▶ **Data provided**
===

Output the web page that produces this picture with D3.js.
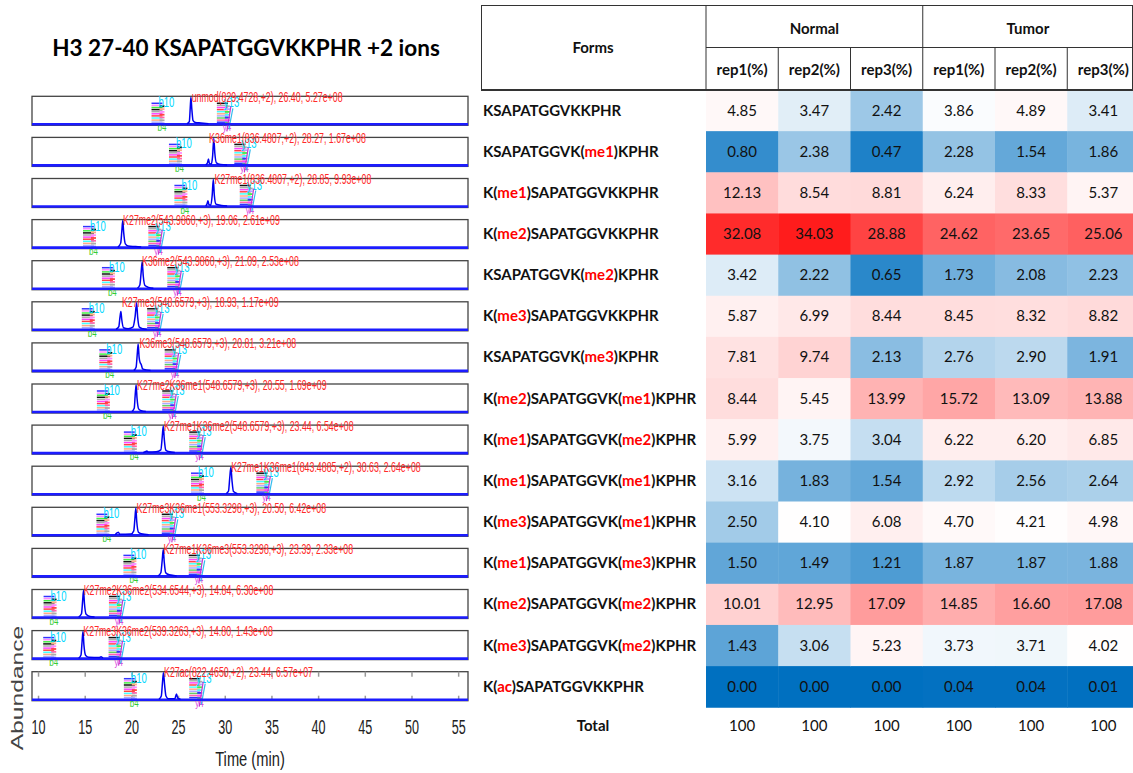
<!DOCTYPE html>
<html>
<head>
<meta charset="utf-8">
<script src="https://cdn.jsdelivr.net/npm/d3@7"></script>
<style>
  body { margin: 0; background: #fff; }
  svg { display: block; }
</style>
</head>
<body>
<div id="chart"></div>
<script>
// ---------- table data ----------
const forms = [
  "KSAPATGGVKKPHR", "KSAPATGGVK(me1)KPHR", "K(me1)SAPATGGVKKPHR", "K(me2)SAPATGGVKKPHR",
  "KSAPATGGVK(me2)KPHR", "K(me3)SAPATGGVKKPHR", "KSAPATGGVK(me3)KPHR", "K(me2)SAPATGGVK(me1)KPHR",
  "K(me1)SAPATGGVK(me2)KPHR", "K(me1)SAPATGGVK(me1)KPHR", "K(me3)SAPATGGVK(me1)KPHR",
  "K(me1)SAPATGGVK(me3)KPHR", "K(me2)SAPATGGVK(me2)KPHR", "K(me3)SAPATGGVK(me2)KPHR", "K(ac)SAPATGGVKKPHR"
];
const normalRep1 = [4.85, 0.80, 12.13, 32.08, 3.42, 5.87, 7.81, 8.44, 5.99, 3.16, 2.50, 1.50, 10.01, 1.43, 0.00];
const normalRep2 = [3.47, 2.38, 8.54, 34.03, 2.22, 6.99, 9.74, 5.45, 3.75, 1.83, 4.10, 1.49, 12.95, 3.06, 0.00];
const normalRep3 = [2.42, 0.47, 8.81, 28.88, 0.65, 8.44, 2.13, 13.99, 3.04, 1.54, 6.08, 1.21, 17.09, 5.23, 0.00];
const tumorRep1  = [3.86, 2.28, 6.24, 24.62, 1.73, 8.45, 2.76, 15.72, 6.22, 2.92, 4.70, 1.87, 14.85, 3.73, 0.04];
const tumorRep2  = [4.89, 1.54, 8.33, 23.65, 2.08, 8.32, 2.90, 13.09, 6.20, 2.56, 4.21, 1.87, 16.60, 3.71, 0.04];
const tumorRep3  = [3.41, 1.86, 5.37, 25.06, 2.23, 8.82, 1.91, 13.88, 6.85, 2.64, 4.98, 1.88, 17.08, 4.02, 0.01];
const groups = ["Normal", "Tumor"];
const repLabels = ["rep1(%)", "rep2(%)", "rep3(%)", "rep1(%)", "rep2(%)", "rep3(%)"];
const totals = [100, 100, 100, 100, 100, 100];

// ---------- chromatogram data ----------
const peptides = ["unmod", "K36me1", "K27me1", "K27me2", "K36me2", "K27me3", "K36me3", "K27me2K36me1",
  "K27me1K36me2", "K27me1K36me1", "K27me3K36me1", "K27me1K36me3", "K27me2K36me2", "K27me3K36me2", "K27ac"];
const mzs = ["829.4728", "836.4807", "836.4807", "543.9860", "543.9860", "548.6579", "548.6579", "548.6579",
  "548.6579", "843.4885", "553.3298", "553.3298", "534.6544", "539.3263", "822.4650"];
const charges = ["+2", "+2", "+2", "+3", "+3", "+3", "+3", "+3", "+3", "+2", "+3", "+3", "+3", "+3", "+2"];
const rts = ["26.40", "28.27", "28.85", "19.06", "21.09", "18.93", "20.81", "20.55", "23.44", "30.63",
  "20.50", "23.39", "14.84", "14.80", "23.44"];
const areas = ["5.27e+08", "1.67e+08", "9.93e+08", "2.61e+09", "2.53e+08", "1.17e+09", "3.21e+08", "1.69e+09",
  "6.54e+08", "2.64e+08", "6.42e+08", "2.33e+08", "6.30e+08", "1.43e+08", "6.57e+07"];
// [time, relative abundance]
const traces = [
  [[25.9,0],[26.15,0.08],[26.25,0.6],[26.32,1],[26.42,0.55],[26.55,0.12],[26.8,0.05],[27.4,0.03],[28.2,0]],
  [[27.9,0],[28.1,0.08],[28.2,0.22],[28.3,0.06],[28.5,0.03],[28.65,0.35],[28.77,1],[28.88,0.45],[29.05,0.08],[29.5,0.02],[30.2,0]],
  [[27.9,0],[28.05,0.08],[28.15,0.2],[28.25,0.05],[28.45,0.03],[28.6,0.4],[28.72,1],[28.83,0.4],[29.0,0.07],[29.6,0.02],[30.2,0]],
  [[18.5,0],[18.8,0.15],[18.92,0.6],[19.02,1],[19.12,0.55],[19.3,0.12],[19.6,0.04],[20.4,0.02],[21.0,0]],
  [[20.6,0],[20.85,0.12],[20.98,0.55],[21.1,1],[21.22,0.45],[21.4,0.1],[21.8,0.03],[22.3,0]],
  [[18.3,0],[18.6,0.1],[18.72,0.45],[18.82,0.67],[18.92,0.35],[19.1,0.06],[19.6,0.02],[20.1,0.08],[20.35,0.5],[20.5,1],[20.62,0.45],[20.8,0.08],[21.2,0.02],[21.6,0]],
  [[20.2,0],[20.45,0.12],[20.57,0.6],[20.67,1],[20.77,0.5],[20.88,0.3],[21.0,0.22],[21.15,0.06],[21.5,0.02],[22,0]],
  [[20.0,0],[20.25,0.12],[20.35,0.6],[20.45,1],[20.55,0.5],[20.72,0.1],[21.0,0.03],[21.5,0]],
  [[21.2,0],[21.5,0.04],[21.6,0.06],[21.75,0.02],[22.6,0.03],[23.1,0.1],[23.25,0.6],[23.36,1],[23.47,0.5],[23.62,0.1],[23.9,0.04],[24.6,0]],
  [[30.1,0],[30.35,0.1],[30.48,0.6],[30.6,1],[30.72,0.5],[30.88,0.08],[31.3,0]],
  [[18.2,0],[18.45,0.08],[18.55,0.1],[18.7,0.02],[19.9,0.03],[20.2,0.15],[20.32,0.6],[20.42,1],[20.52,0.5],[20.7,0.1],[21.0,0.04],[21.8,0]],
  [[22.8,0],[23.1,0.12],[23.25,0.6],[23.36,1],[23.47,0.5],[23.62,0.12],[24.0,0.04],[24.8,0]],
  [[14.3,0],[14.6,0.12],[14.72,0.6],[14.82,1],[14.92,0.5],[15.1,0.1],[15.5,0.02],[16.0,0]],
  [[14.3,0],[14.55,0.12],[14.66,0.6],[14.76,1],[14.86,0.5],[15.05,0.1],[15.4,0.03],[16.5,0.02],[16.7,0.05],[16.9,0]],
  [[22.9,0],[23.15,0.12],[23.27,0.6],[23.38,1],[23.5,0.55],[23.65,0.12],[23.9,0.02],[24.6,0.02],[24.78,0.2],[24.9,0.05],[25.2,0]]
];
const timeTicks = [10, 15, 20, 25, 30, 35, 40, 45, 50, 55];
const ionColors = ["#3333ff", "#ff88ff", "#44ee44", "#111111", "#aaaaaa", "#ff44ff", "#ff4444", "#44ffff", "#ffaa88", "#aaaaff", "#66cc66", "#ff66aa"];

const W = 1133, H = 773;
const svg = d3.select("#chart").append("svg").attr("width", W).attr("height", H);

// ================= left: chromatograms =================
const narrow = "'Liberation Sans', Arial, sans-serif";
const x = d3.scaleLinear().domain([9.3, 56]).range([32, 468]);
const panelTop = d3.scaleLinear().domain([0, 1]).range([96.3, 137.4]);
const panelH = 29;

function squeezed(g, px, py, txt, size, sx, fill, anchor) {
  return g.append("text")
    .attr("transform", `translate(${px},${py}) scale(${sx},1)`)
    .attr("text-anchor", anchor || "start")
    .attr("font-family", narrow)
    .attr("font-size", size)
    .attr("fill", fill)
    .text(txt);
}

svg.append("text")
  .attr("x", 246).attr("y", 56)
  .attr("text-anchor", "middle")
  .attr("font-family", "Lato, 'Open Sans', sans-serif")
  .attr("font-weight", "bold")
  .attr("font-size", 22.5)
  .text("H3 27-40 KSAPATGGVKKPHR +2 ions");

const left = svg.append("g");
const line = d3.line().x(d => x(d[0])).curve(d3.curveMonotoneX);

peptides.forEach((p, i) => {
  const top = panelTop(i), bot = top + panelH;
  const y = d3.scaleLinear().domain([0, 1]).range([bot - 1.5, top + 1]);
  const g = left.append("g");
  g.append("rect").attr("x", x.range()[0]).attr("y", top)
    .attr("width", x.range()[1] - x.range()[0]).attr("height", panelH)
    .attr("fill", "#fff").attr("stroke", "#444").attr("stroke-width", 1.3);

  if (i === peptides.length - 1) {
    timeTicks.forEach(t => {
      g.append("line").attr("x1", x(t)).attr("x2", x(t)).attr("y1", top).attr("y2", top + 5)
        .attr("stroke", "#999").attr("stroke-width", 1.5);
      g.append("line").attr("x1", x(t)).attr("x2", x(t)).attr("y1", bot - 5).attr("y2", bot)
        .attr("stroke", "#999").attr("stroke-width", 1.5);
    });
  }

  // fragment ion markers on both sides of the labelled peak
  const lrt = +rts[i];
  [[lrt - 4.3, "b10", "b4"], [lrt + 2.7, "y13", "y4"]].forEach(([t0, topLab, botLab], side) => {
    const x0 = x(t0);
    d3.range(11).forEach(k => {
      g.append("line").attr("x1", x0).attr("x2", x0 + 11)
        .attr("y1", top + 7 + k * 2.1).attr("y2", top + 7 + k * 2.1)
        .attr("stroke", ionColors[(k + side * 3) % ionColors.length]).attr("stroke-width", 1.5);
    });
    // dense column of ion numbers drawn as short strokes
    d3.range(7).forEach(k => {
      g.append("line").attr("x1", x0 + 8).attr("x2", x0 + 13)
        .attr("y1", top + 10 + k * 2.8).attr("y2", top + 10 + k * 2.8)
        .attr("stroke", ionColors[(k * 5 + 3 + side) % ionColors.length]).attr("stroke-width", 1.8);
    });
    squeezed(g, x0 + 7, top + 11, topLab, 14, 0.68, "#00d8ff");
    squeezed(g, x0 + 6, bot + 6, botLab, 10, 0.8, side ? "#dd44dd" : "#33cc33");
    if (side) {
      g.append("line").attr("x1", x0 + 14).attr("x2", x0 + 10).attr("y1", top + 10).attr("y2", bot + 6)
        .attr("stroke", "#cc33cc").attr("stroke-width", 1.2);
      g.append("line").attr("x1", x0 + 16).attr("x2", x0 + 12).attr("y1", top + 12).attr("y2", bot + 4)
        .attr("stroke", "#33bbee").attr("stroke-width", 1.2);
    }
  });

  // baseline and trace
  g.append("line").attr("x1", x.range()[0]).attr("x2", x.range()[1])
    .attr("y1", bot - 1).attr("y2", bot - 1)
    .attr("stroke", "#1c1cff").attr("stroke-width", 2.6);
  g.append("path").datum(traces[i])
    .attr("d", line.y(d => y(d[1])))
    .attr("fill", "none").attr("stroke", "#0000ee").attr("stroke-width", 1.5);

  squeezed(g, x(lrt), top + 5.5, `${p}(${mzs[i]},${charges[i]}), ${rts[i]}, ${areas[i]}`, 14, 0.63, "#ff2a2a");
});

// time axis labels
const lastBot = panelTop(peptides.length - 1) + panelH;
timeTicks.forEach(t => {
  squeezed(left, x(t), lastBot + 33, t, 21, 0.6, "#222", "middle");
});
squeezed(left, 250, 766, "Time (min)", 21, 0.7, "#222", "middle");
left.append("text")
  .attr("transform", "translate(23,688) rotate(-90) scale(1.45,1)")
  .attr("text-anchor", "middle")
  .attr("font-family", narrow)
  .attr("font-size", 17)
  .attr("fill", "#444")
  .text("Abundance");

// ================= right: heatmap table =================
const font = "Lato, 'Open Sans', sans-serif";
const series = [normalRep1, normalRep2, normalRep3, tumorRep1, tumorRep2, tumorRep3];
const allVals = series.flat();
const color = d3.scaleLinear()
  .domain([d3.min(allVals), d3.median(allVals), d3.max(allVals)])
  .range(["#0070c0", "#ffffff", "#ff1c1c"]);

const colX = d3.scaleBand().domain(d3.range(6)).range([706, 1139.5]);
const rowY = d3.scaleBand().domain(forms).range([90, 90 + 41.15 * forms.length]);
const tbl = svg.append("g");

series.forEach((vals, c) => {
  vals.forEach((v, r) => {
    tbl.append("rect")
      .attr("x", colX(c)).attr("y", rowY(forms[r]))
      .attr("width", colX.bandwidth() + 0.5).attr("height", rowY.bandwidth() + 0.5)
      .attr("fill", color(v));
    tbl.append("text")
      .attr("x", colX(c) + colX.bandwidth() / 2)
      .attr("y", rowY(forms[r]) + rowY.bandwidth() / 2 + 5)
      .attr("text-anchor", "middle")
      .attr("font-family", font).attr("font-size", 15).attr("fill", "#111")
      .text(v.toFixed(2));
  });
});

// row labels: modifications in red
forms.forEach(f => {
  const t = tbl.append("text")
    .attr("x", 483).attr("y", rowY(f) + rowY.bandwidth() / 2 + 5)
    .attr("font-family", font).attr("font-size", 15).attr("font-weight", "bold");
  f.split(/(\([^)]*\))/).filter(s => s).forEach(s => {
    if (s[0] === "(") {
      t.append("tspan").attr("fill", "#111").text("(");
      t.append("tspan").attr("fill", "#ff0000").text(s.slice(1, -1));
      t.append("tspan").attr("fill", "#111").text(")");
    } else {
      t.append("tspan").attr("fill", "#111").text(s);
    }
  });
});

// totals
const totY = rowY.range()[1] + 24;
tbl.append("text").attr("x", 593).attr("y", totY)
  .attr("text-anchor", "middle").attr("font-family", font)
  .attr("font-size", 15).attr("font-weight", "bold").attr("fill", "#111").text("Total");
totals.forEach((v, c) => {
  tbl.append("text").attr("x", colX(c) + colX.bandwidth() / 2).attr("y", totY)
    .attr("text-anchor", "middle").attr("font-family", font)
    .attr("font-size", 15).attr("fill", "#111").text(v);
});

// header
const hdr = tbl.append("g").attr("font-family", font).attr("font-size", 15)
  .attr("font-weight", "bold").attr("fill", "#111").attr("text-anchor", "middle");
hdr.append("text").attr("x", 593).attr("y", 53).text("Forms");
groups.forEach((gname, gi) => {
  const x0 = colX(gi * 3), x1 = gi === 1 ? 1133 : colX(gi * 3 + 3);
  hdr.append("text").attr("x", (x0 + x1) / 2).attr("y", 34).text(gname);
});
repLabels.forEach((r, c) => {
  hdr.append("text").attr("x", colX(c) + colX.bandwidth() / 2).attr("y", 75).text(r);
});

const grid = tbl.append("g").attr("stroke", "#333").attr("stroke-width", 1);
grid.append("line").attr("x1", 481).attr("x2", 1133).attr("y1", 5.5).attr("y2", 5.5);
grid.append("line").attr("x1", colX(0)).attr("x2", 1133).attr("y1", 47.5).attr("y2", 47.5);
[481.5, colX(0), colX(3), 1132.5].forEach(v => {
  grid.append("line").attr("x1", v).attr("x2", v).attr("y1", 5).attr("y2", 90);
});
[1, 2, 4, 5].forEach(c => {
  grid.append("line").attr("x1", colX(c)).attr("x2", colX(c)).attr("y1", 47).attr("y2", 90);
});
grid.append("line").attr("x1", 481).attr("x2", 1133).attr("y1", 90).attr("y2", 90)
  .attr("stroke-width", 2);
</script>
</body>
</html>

===

▶ **Written problem**
Everything from the first line of the listing above through the line that contains "const totals = [100, 100, 100, 100, 100, 100];" is to be restated word for word, minus the pictures.

▶ **Result for this exercise**
Output the web page that produces this picture with D3.js.
<!DOCTYPE html>
<html>
<head>
<meta charset="utf-8">
<script src="https://cdn.jsdelivr.net/npm/d3@7"></script>
<style>
  body { margin: 0; background: #fff; }
  svg { display: block; }
</style>
</head>
<body>
<div id="chart"></div>
<script>
// ---------- table data ----------
const forms = [
  "KSAPATGGVKKPHR", "KSAPATGGVK(me1)KPHR", "K(me1)SAPATGGVKKPHR", "K(me2)SAPATGGVKKPHR",
  "KSAPATGGVK(me2)KPHR", "K(me3)SAPATGGVKKPHR", "KSAPATGGVK(me3)KPHR", "K(me2)SAPATGGVK(me1)KPHR",
  "K(me1)SAPATGGVK(me2)KPHR", "K(me1)SAPATGGVK(me1)KPHR", "K(me3)SAPATGGVK(me1)KPHR",
  "K(me1)SAPATGGVK(me3)KPHR", "K(me2)SAPATGGVK(me2)KPHR", "K(me3)SAPATGGVK(me2)KPHR", "K(ac)SAPATGGVKKPHR"
];
const normalRep1 = [4.85, 0.80, 12.13, 32.08, 3.42, 5.87, 7.81, 8.44, 5.99, 3.16, 2.50, 1.50, 10.01, 1.43, 0.00];
const normalRep2 = [3.47, 2.38, 8.54, 34.03, 2.22, 6.99, 9.74, 5.45, 3.75, 1.83, 4.10, 1.49, 12.95, 3.06, 0.00];
const normalRep3 = [2.42, 0.47, 8.81, 28.88, 0.65, 8.44, 2.13, 13.99, 3.04, 1.54, 6.08, 1.21, 17.09, 5.23, 0.00];
const tumorRep1  = [3.86, 2.28, 6.24, 24.62, 1.73, 8.45, 2.76, 15.72, 6.22, 2.92, 4.70, 1.87, 14.85, 3.73, 0.04];
const tumorRep2  = [4.89, 1.54, 8.33, 23.65, 2.08, 8.32, 2.90, 13.09, 6.20, 2.56, 4.21, 1.87, 16.60, 3.71, 0.04];
const tumorRep3  = [3.41, 1.86, 5.37, 25.06, 2.23, 8.82, 1.91, 13.88, 6.85, 2.64, 4.98, 1.88, 17.08, 4.02, 0.01];
const groups = ["Normal", "Tumor"];
const repLabels = ["rep1(%)", "rep2(%)", "rep3(%)", "rep1(%)", "rep2(%)", "rep3(%)"];
const totals = [100, 100, 100, 100, 100, 100];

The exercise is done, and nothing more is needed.